Good morning. It was great hosting you guys recently in Texas and nicely done on the beat and raise. If I could just expand on Richard's Leaf River question here. How should we think about the expected economics in terms of how they compare to your existing caverns and also just given current storage market dynamics?
Yes. The way to think about that, this is something that we're only going to build if we get the returns that are appropriate for the investments that we're making, right? So what I'm trying to say there is that, we've got to make the contracts in place. We've got to be able to lock in a significant portion of materials and have a clear line of sight on what our construction costs are and then have a little bit of an extra in order to have safety factor through probably a multiyear cycle of developing out that cavern.
So hopefully, that gives you a flavor for how we're thinking about this, and the types of returns that we would have to have in order to make all that happen. I don't know if it's comparable to our initial investment because that investment was up and running. It was already contracted. It was already done. It was largely derisked. This is a little bit different from that.
I appreciated your comments in the prepared remarks around affordability. Just wanted to also expand on that just with your core utility business now contributing about 65% to 68% of earnings and after successful November 2024 rate case settlement. Just given the affordability concerns and legislative initiatives highlighted recently in the state, how do you view the regulatory environment over the next 12 to 24 months and then maybe heading into your next rate case? And are there any specific regulatory mechanisms you're pursuing to further reduce lag between investment and recovery beyond SAVEGREEN and IIP?
Jamieson, we're in a good spot from a regulatory calendar perspective. Having completed our rate case and having completed our energy efficiency filing, and having that done really did some clear air for the next 12, 24, 36 months when our next rate case would come out. There's a lot of legislation that's being put forth right now around affordability. I'd say that in any year, there's about 10,000 pieces of legislation that are submitted. So what's going to make it through and then what's not, it's hard to say right now. But I can tell you from our perspective, as a company, we've been very focused on affordability.

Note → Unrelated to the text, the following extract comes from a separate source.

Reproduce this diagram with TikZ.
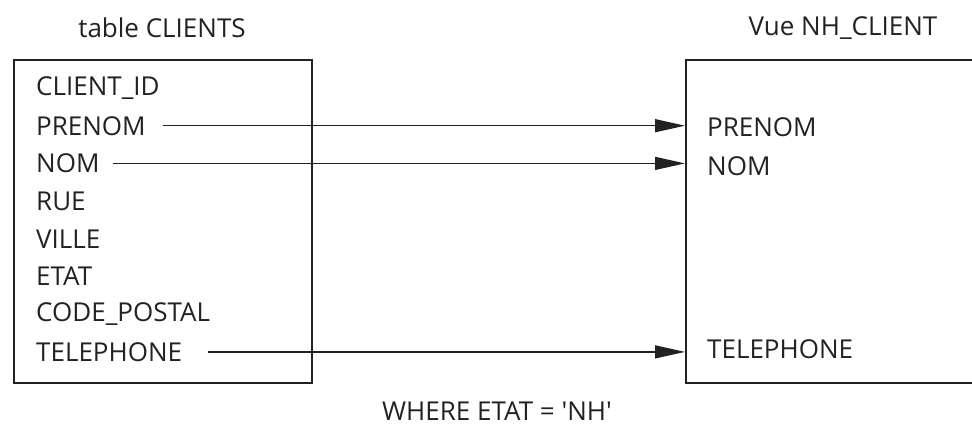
\documentclass[tikz,border=0pt]{standalone}
\usepackage{fontspec}
\setmainfont{Open Sans}[Ligatures=TeXOff]
\usepackage{tikz}
\usetikzlibrary{arrows.meta, positioning, calc}
\usepackage{xcolor}
\definecolor{ink}{HTML}{222222}
\tikzstyle{tbox} = [%
  draw=ink,
  line width=2pt,
  fill=none,
  inner sep=0pt
]
\tikzstyle{field} = [%
  anchor=west,
  inner sep=0pt,
  minimum height=37.3pt,
  text=ink,
  font=\fontsize{26}{30}\selectfont
]

\begin{document}
\begin{tikzpicture}[%
  x=1pt, y=-1pt,
  >={Triangle[length=30pt,width=13pt]},
  every node/.style={text=ink},
  title/.style={font=\fontsize{26}{30}\selectfont, inner sep=0pt},
  link/.style={->, draw=ink, line width=1.3pt}
]
  \useasboundingbox (0,0) rectangle (972,426);

  % Boxes
  \node[tbox,anchor=north west,minimum width=298pt,minimum height=323pt] (clients) at (13,59) {};
  \node[tbox,anchor=north west,minimum width=310pt,minimum height=323pt] (vue) at (685,59) {};

  % Titles
  \node[title] (tclients) at (162,28) {table CLIENTS};
  \node[title] (tvue) at (843,28) {Vue NH\_CLIENT};
  \node[title] (where) at (497,411) {WHERE ETAT = 'NH'};

  % Table fields
  \node[field] (cid) at (36,88) {CLIENT\_ID};
  \node[field,below=0pt of cid.south west,anchor=north west] (cprenom) {PRENOM};
  \node[field,below=0pt of cprenom.south west,anchor=north west] (cnom) {NOM};
  \node[field,below=0pt of cnom.south west,anchor=north west] (crue) {RUE};
  \node[field,below=0pt of crue.south west,anchor=north west] (cville) {VILLE};
  \node[field,below=0pt of cville.south west,anchor=north west] (cetat) {ETAT};
  \node[field,below=0pt of cetat.south west,anchor=north west] (ccode) {CODE\_POSTAL};
  \node[field,below=0pt of ccode.south west,anchor=north west] (ctel) {TELEPHONE};

  % View fields
  \node[field] (vprenom) at (707,127) {PRENOM};
  \node[field] (vnom) at (707,166) {NOM};
  \node[field] (vtel) at (707,349) {TELEPHONE};

  % Links
  \draw[link,shorten <=17pt] (cprenom.east) -- (cprenom.east -| vue.west);
  \draw[link,shorten <=13pt] (cnom.east) -- (cnom.east -| vue.west);
  \draw[link,shorten <=26pt] (ctel.east) -- (ctel.east -| vue.west);

\end{tikzpicture}
\end{document}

We're focused on making certain that the way that we invest money has a minimal impact on our customers and everything that we do for hedging programs to BGSS to deploying capital at times, it's really, really conscious around affordability for our customers. Natural gas is still the cheapest way to heat your home in the state of New Jersey. And we don't want to give up that position willingly. So we're going to work on making certain that we still maintain that position going forward.

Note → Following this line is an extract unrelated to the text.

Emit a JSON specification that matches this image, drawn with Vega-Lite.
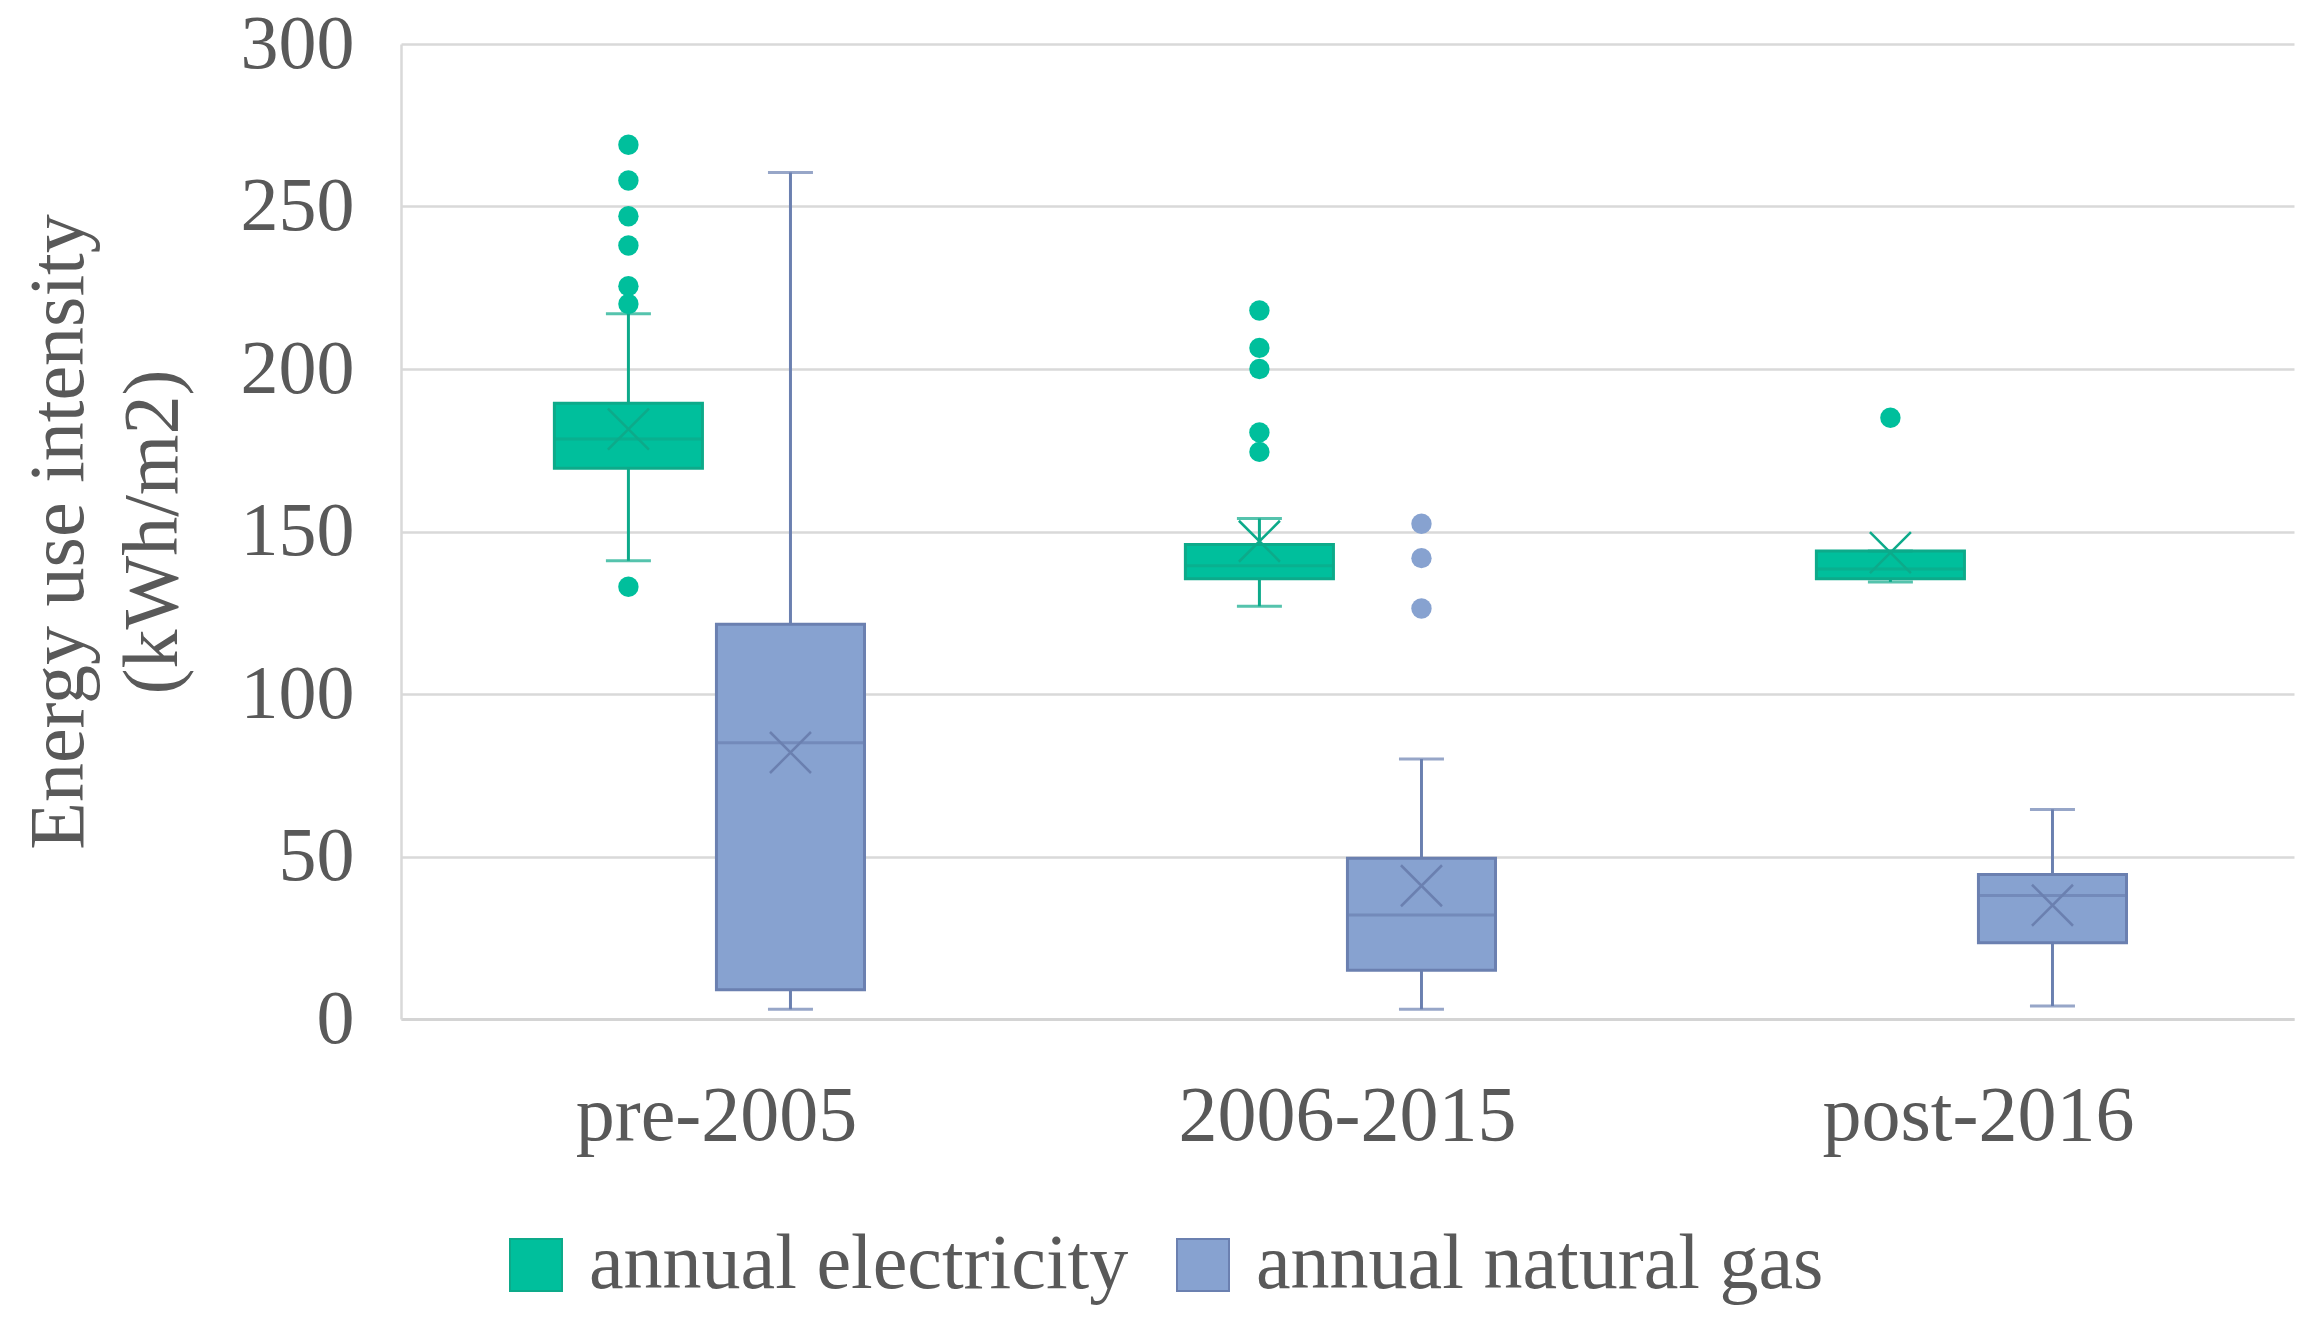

Your next question comes from the line of Travis Miller of Morningstar.
Two more quick ones on Leaf River. One, is there any equipment or supplies that you need to order to complete that project, if you decide to go forward?
Yes. I mean we certainly have to order compressors, the piping associated with it. A big chunk of the dollars is just the order in the....
I mean you broke up a little bit there. But anyway, so you do have to order. Is there risk then the implication there? Is there a risk in terms of supply chain or tariffs or anything else in terms of getting what you need to build that?
I think it's too early to tell on right now. We're still working through kind of preliminary signs and things like that, trying to find those up for contracts. So for even an optimistic time frame, those orders would be out multiple months or maybe even year. I think it would take a while to determine whether this is going to be impactful. And because the environment is so fluid, it's a brownfield site. So we don't have to order as much. We don't have to put as much infrastructure in place as to somebody building a greenfield site, so that's certainly a positive to our point.
And given the fact that we've already had the wells in place for water and we've got the grinding facilities in place, which is a big part of construction, puts us in an advantage. So we're in a good place from that perspective. But too early to tell on things of that nature at this point.
And then a higher-level question to utility you continue to see customer growth over and over and over. What's going on there, right? What are some of the fundamentals where we don't necessarily see that at some other utilities? Is there a business mix change in terms of residential to business or business to residential? What are some of the fundamental shifts you're seeing here in terms of still continuing to get customer growth?
Travis, this is Pat Migliaccio. So to answer your question, there's been no change in the mix. We are predominantly residential service territory, so 93% residential, 7% commercial. I would say that we have a really attractive service there, sorry, principally Monmouth, Ocean and Morris Counties, ample room for development, great demographics in terms of some of the highest per capita income brackets in the state of New Jersey, and just a great place to live. We do those well by the short traps.
And on the flip side, though, we are also constantly advocated for ways we can save customers' money and that's through our SAVEGREEN Energy Efficiency program, largest ever in the state, but that really provides customers an opportunity to conduct an energy out on their own and figure out a way to make them more energy efficient for those homes that have already been constructed. So hope that answers your question, but we do believe that we continue to see fantastic customer base.
[Operator Instructions]
Our next question comes from Robert Mosca of Mizuho Securities.
Just one from me. I think there was maybe an updated draft to the proposed energy master plan a little bit after your 1Q update. Just wondering if there's anything in particular you're focused on during the comment period? And anything that might change just given some of the recent affordability legislation proposed in New Jersey, kind of open-ended question, but curious to get your thoughts there.
Thanks, Rob. So there was a presentation that was put forth on the energy master plan, but there was not a whole draft document of the energy master plan issued. They did allow for a comment period, which we did submit comments on. I'm not sure what the follow-up will be on that. Just as a reminder, we are going to go through [indiscernible] election this November. So you're going to change the administration. So I fully expect the new administration this fall will be drafting probably annuity energy master plan. So I think as far as you're concerned, it's a stay tuned moment to see how this plays out next year or so and see what the new administration's focus and goals are.
This concludes our Q&A section. I will now turn the call back over to Adam Prior for closing remarks. Please go ahead.
I'd like to thank you all for joining us. We look forward to seeing many of you at AGA later this month. And as always, we appreciate your interest and investment in NJR. Good day.